What does yoga philosophy mean by "character"? To explain this, one may develop the analogy of the lake. Waves do not merely disturb the surface of the water, they also, by their continued action, build up banks of sand or pebbles on the lake bottom. Such sand-banks are, of course, much more permanent and solid than the waves themselves. They may be compared to the tendencies, potentialities and latent states which exist in the subconscious and unconscious areas of the mind. In Sanskrit, they are called saṃskāras. The saṃskāras are built up by the continued action of the thought-waves, and they, in their turn, create new thought-waves—the process works both ways. Expose the mind to constant thoughts of anger and resentment, and you will find that these anger-waves build up anger-saṃskāras, which will predispose you to find occasions for anger throughout your daily life. A man with well-developed anger-saṃskāras is said to have "a bad temper." The sum total of our saṃskāras is, in fact, our character—at any given moment. Let us never forget, however, that, just as a sandbank may shift and change its shape if the tide or the current changes, so also the saṃskāras may be modified by the introduction of other kinds of thought-waves into the mind.

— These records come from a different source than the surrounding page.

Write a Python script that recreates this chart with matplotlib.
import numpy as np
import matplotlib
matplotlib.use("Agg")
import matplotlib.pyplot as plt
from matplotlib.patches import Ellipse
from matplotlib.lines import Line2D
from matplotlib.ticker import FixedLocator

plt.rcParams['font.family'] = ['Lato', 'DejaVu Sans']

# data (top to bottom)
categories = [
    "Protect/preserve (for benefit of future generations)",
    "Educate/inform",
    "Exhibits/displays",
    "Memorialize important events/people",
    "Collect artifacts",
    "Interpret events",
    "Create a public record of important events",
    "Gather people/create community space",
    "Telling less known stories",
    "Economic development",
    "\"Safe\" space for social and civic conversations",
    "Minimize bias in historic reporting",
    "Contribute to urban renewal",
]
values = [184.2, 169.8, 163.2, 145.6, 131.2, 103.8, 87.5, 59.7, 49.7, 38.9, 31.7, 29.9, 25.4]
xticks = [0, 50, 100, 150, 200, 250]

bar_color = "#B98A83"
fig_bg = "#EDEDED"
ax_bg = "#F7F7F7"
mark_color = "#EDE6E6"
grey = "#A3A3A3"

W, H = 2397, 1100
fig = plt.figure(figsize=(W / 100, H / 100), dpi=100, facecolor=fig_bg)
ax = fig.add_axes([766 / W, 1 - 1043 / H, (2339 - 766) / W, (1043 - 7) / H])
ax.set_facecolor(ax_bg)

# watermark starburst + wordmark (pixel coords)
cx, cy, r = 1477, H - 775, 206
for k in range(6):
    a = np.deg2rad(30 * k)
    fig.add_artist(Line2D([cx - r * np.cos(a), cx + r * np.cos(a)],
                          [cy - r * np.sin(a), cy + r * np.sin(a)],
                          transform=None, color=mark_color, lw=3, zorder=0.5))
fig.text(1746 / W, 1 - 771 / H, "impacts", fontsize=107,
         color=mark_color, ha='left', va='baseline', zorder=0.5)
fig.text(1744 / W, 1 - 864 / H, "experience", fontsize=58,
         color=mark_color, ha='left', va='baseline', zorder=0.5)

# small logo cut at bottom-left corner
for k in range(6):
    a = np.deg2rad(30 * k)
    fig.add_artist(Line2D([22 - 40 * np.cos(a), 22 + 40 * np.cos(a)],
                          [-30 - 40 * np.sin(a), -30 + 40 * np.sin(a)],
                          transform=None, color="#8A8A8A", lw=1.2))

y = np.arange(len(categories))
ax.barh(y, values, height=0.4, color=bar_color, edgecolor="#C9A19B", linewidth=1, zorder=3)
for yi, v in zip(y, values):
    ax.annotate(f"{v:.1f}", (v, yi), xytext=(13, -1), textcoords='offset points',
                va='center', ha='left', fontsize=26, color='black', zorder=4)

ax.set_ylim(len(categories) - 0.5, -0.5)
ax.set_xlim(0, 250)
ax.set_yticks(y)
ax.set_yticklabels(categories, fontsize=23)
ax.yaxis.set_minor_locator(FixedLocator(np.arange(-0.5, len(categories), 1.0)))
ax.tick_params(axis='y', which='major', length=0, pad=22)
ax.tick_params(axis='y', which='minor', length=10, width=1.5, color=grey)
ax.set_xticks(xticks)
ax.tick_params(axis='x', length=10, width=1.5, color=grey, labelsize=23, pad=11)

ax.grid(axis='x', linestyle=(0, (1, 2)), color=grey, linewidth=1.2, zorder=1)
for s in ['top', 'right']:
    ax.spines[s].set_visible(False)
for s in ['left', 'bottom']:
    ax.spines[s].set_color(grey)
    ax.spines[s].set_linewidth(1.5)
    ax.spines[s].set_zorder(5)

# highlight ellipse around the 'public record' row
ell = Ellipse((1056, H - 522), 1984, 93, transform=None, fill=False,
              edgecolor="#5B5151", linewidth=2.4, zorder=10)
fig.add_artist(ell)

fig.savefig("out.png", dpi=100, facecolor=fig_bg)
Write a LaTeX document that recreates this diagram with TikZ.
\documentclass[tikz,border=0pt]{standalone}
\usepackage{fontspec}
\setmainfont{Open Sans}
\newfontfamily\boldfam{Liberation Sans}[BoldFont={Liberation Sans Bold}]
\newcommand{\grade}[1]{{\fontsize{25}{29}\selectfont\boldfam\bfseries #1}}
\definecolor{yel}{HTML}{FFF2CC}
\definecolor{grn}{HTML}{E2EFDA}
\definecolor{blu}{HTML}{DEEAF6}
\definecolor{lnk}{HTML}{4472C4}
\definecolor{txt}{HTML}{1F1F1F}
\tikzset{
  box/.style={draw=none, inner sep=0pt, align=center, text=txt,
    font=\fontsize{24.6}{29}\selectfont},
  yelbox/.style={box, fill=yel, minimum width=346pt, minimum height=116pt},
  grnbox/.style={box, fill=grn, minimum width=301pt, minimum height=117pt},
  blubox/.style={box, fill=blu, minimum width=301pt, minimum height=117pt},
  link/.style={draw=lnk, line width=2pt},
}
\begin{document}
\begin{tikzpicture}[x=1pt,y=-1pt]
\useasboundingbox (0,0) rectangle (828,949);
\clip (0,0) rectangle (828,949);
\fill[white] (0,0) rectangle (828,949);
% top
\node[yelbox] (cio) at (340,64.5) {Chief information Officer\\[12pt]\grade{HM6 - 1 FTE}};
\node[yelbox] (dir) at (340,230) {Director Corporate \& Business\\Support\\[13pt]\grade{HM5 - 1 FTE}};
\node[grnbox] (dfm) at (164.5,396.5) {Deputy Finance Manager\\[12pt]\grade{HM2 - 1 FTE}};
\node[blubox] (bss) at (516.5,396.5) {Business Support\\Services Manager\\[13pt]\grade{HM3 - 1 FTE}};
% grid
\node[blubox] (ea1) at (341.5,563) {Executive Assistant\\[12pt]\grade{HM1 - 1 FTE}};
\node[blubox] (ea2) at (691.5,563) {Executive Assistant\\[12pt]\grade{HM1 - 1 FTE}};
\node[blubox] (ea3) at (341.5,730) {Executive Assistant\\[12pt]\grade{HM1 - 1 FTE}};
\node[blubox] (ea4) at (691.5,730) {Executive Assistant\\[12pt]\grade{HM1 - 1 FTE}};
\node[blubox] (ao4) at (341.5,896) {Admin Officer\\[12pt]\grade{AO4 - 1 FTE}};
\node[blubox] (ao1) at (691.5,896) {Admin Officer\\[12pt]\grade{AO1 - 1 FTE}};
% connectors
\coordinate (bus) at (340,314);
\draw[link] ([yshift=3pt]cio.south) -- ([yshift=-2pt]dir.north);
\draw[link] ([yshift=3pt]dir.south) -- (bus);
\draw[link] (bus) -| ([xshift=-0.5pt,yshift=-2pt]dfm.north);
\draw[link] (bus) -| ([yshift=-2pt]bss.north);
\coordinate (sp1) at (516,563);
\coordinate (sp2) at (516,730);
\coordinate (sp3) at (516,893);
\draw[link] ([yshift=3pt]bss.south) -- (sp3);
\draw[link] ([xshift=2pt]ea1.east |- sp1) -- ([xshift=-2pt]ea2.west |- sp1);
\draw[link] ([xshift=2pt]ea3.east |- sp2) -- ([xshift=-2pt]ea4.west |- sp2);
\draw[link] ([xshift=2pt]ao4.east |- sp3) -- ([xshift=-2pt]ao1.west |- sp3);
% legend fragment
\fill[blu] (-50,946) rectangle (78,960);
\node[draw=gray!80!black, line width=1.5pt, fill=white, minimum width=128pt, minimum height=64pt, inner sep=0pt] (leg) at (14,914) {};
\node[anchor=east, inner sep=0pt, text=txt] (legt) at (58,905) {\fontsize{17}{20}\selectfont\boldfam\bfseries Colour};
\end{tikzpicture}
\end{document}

While we are on this subject it is worth referring to a difference of interpretation which exists between yoga and Western science. Not all saṃskāras are acquired during the course of a single human life. A child is born with certain tendencies already present in its nature. Western science is inclined to ascribe such tendencies to heredity. Yoga psychology explains that they were acquired in former incarnations, as the result of thoughts and actions long since forgotten. It does not really matter, for practical purposes, which of these two theories one prefers. "Heredity," from the yoga viewpoint, may be only another way of saying that the individual soul is driven by existing saṃskāras to seek rebirth in a certain kind of family, of parents whose saṃskāras are like its own, and thereby to "inherit" the tendencies which it already possesses. The yoga aspirant does not waste his time wondering where his saṃskāras came from or how long he has had them; he accepts full responsibility for them and sets about trying to change them.

There are, of course, many types of mind which are not yet ready for the higher yoga practices. If you have a flabby, neglected physique and try to take part in a class for ballet dancers, you will probably do yourself a great injury; you have to start with a few simple exercises. There are minds which may be described as "scattered"; they are restless, passionate and unable to concentrate. There are lazy, inert minds, in capable of constructive thought. There are also minds which, though they possess a certain degree of energy, can only dwell on what is pleasant; they shrink away from the disagreeable aspects of life. But every mind, no matter what its present nature, can ultimately be disciplined and transformed—can become, in Patañjali’s phrase, "one-pointed" and fit to attain the state of perfect yoga.